Originally parked in Las Vegas for maintenance
The aircraft in question is a nearly two-decade-old Airbus A319 registered N314NV, which first flew for British low-cost carrier easyJet in December 2004 as G-EZEZ before being returned from lease to Allegiant Air in November 2018. The narrowbody entered service the following month and operates from Las Vegas Harry Reid International Airport.
From then until now, N314NV typically operates to domestic destinations like Springfield, Eugene, and Oklahoma City, to name a few. On April 21st, the day before the incident, the Airbus narrowbody was flying from Las Vegas to Springfield, San Diego, and Monterey before returning home to Las Vegas for a scheduled routine maintenance check for April 22nd.
Then the following day while parked at Las Vegas, N314NV suddenly suffered a nose gear collapse during the maintenance check. Nobody was reported to be injured, but the narrowbody sustained quite the damage to the nose; both engines and one of its passenger doors. Allegiant Air is yet to respond for a comment at this time of writing.
Adding to the growing list of incidents
Given it’s not the first time an aircraft had its nose gear collapsed while on the ground, it’s safe to presume that the safety pin for the nose gear of N314NV was probably not securely pinned during the maintenance check. This would eventually result in the unwanted retraction of the landing gear, which could explain the collapse of the nose gear.
Such examples of the lack of a safety pin have been shown with British Airways’ first Boeing 787-8 registered G-ZBJB and a Singapore Airlines Airbus A330-300 registered 9V-STG. The incident of N314NV will likely join the list of examples, although it also highlights the alarming rate at which aircraft incidents have been happening lately.
The US aviation industry has been painted with a spate of incidents that gradually began brewing more consistently last year, except that the growth rate doesn’t seem to slow down this year as the past four months have already seen even more incidents and near-misses – from windows ‘popping open’ mid-flight to having a Boeing 737 roll forward uncommanded in the past few days alone.

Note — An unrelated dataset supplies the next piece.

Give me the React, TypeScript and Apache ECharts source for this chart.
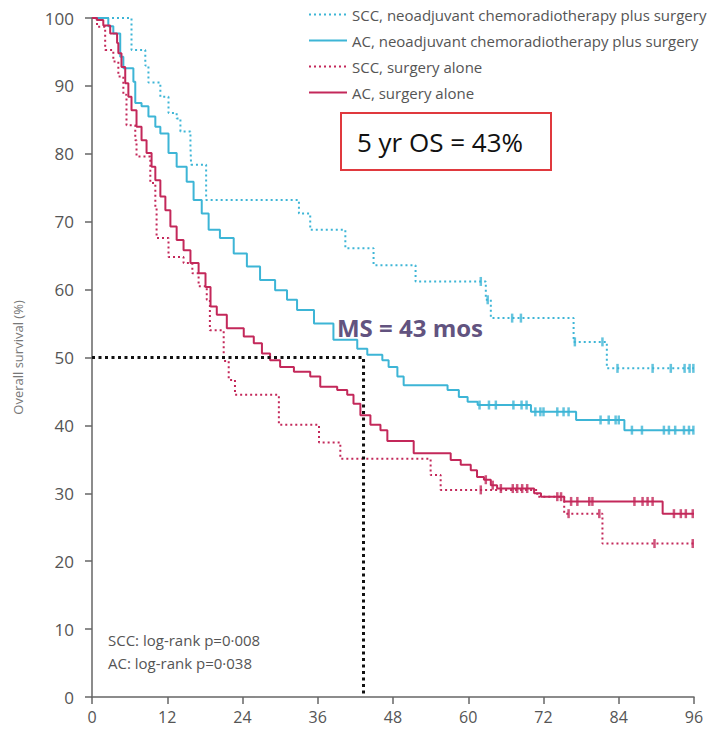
import React, { useEffect, useRef } from "react";
import * as echarts from "echarts";

// ---------- data (months, overall survival %) ----------
const xTicks = [0, 12, 24, 36, 48, 60, 72, 84, 96];

const seriesNames = [
  "SCC, neoadjuvant chemoradiotherapy plus surgery",
  "AC, neoadjuvant chemoradiotherapy plus surgery",
  "SCC, surgery alone",
  "AC, surgery alone",
];

// SCC, neoadjuvant chemoradiotherapy plus surgery
const sccNeoTimes = [0, 6.3, 8.5, 9.0, 10.9, 12.2, 13.5, 14.1, 15.7, 15.8, 18.2, 33.0, 34.8, 40.4, 44.9, 51.6, 62.8, 63.6, 76.8, 82.1, 96];
const sccNeoSurv = [100, 95.3, 93.0, 90.5, 88.4, 86.0, 85.2, 83.3, 81.1, 78.4, 73.2, 71.2, 68.8, 66.1, 63.6, 61.2, 58.5, 55.8, 52.3, 48.4, 48.4];
const sccNeoCensor = [62.0, 63.1, 67.0, 68.4, 77.0, 81.4, 83.8, 89.4, 92.3, 94.5, 95.3, 95.9];

// AC, neoadjuvant chemoradiotherapy plus surgery
const acNeoTimes = [0, 2.6, 3.4, 4.5, 5.0, 6.6, 6.9, 7.9, 9.0, 10.1, 10.9, 12.2, 13.5, 15.1, 16.2, 17.5, 18.6, 20.4, 22.6, 24.7, 26.8, 29.2, 31.1, 32.7, 35.4, 38.5, 42.3, 43.9, 46.3, 47.3, 48.7, 49.7, 56.7, 58.5, 59.9, 61.5, 70.0, 77.2, 84.9, 96];
const acNeoSurv = [100, 98.8, 97.7, 94.3, 92.6, 90.6, 87.5, 87.0, 85.5, 84.0, 83.0, 80.1, 78.1, 75.9, 73.2, 71.2, 68.8, 67.6, 65.3, 63.4, 61.4, 59.9, 58.5, 57.0, 55.0, 52.6, 51.3, 50.4, 49.6, 48.6, 47.2, 45.9, 45.2, 44.2, 43.5, 43.0, 42.0, 40.8, 39.3, 39.3];
const acNeoCensor = [61.8, 63.3, 64.4, 67.2, 68.5, 69.3, 70.7, 71.5, 72.0, 74.2, 75.2, 76.0, 81.1, 82.4, 83.5, 84.0, 86.1, 87.7, 91.2, 92.0, 93.0, 94.4, 95.2, 95.9];

// SCC, surgery alone
const sccSurgTimes = [0, 0.8, 2.1, 3.4, 4.2, 5.0, 5.5, 6.9, 7.1, 9.3, 10.1, 10.3, 12.2, 14.6, 16.0, 17.0, 18.3, 18.8, 21.0, 21.8, 22.8, 29.8, 36.2, 39.6, 54.0, 55.6, 71.0, 75.3, 81.4, 96];
const sccSurgSurv = [100, 98.7, 95.3, 93.6, 91.4, 88.7, 84.2, 82.0, 79.6, 75.7, 72.2, 67.6, 64.8, 63.9, 62.4, 60.5, 58.5, 54.0, 49.5, 46.7, 44.5, 40.1, 37.5, 35.1, 32.7, 30.5, 29.5, 27.0, 22.6, 22.6];
const sccSurgCensor = [62.0, 76.0, 80.9, 89.7, 95.8];

// AC, surgery alone
const acSurgTimes = [0, 0.75, 1.8, 2.9, 4.0, 4.2, 4.7, 5.3, 5.8, 6.3, 7.1, 7.9, 8.7, 9.5, 10.1, 10.9, 11.7, 12.5, 13.5, 14.6, 15.7, 17.0, 18.1, 18.9, 19.9, 21.5, 24.2, 25.8, 27.1, 28.4, 30.0, 32.2, 34.8, 36.4, 39.1, 40.7, 41.7, 42.8, 44.4, 46.0, 47.1, 51.3, 57.2, 58.8, 60.4, 61.4, 62.5, 63.6, 64.6, 70.5, 71.6, 75.3, 91.0, 96];
const acSurgSurv = [100, 99.7, 98.9, 97.7, 96.3, 94.8, 92.8, 90.4, 88.4, 86.4, 84.0, 82.0, 80.1, 78.1, 76.1, 73.7, 71.7, 69.3, 67.3, 65.8, 63.9, 62.4, 60.4, 57.5, 56.3, 54.3, 53.1, 52.1, 50.6, 49.6, 48.6, 47.9, 47.2, 45.7, 45.2, 44.5, 43.2, 41.5, 40.1, 39.3, 37.7, 35.9, 34.9, 34.2, 33.4, 32.4, 32.0, 31.2, 30.7, 30.0, 29.5, 28.8, 27.0, 27.0];
const acSurgCensor = [62.8, 63.9, 65.2, 67.1, 67.8, 68.6, 69.4, 74.2, 74.8, 76.4, 77.4, 79.3, 79.8, 86.5, 87.8, 88.6, 89.4, 92.8, 93.9, 94.7, 95.8];

const medianMonths = 43.3;
const medianSurvival = 50;
const annotationBox = "5 yr OS = 43%";
const annotationMedian = "MS = 43 mos";
const logRankTexts = ["SCC: log-rank p=0·008", "AC: log-rank p=0·038"];

// ---------- styling ----------
const CYAN = "#3db5d6";
const RED = "#c3285a";
const FONT = "'Open Sans', sans-serif";

const pairs = (t: number[], s: number[]) => t.map((v, i) => [v, s[i]]);
const survAt = (t: number[], s: number[], x: number) => {
  let idx = 0;
  for (let i = 0; i < t.length; i++) if (t[i] <= x) idx = i;
  return s[idx];
};
const censorPts = (c: number[], t: number[], s: number[]) => c.map((x) => [x, survAt(t, s, x)]);

export default function App() {
  const ref = useRef<HTMLDivElement>(null);
  useEffect(() => {
    if (!ref.current) return;
    const chart = echarts.init(ref.current, undefined, { renderer: "svg" });

    const curve = (name: string, t: number[], s: number[], color: string, dotted: boolean) => ({
      name,
      type: "line",
      step: "end",
      symbol: "none",
      data: pairs(t, s),
      lineStyle: { color, width: 2, type: dotted ? [2, 3] : "solid" },
      itemStyle: { color },
      z: 3,
    });
    const censor = (t: number[], s: number[], c: number[], color: string) => ({
      type: "scatter",
      symbol: "rect",
      symbolSize: [2.5, 9],
      data: censorPts(c, t, s),
      itemStyle: { color },
      z: 4,
      silent: true,
    });

    chart.setOption({
      animation: false,
      backgroundColor: "#ffffff",
      grid: { left: 92, right: 22, top: 18, bottom: 35, containLabel: false },
      legend: {
        data: seriesNames,
        orient: "vertical",
        left: 303,
        top: 2,
        itemWidth: 38,
        itemHeight: 12,
        itemGap: 11,
        itemStyle: { opacity: 0 },
        textStyle: { fontFamily: FONT, fontSize: 15, color: "#555" },
      },
      xAxis: {
        type: "value",
        min: 0,
        max: 96,
        interval: 12,
        splitLine: { show: false },
        axisLine: { lineStyle: { color: "#666", width: 1.5 } },
        axisTick: { length: 7, lineStyle: { color: "#666", width: 1.5 } },
        axisLabel: { fontFamily: FONT, fontSize: 16, color: "#555", margin: 12, formatter: (v: number) => (xTicks.includes(v) ? String(v) : "") },
      },
      yAxis: {
        type: "value",
        min: 0,
        max: 100,
        interval: 10,
        name: "Overall survival (%)",
        nameLocation: "middle",
        nameRotate: 90,
        nameGap: 68,
        nameTextStyle: { fontFamily: FONT, fontSize: 13, color: "#777" },
        splitLine: { show: false },
        axisLine: { show: true, lineStyle: { color: "#666", width: 1.5 } },
        axisTick: { show: true, length: 7, lineStyle: { color: "#666", width: 1.5 } },
        axisLabel: { fontFamily: FONT, fontSize: 17, color: "#555", margin: 18 },
      },
      series: [
        curve(seriesNames[0], sccNeoTimes, sccNeoSurv, CYAN, true),
        curve(seriesNames[1], acNeoTimes, acNeoSurv, CYAN, false),
        curve(seriesNames[2], sccSurgTimes, sccSurgSurv, RED, true),
        curve(seriesNames[3], acSurgTimes, acSurgSurv, RED, false),
        censor(sccNeoTimes, sccNeoSurv, sccNeoCensor, CYAN),
        censor(acNeoTimes, acNeoSurv, acNeoCensor, CYAN),
        censor(sccSurgTimes, sccSurgSurv, sccSurgCensor, RED),
        censor(acSurgTimes, acSurgSurv, acSurgCensor, RED),
        {
          type: "line",
          symbol: "none",
          data: [[0, medianSurvival], [medianMonths, medianSurvival], [medianMonths, 0]],
          lineStyle: { color: "#111", width: 3, type: [3, 3.5] },
          z: 6,
          silent: true,
        },
      ],
      graphic: [
        {
          type: "rect",
          shape: { x: 341, y: 113, width: 210, height: 57 },
          style: { fill: "#fff", stroke: "#e0393e", lineWidth: 2 },
          z: 10,
        },
        {
          type: "text",
          x: 440,
          y: 142,
          style: { text: annotationBox, fontFamily: FONT, fontSize: 26, fill: "#111", align: "center", verticalAlign: "middle" },
          z: 11,
        },
        {
          type: "text",
          x: 410,
          y: 327,
          style: { text: annotationMedian, fontFamily: FONT, fontSize: 24, fontWeight: "bold", fill: "#62537f", align: "center", verticalAlign: "middle" },
          z: 11,
        },
        {
          type: "text",
          x: 108,
          y: 640,
          style: { text: logRankTexts[0], fontFamily: FONT, fontSize: 15, fill: "#555", verticalAlign: "middle" },
        },
        {
          type: "text",
          x: 108,
          y: 663,
          style: { text: logRankTexts[1], fontFamily: FONT, fontSize: 15, fill: "#555", verticalAlign: "middle" },
        },
      ],
    });
    return () => chart.dispose();
  }, []);
  return <div ref={ref} style={{ position: "absolute", left: 0, top: 0, width: 716, height: 732 }} />;
}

With the busy summer season incoming, the nose gear collapse of Allegiant Air’s Airbus A319 will unlikely be the last incident for the time being as the aviation industry grapples with hectic schedules alongside a relatively tight labor force. While it is unfortunate that the narrowbody was quite damaged, it’s still fortunate that no one got hurt – an outcome that is still the best to come out of any aircraft incident or otherwise.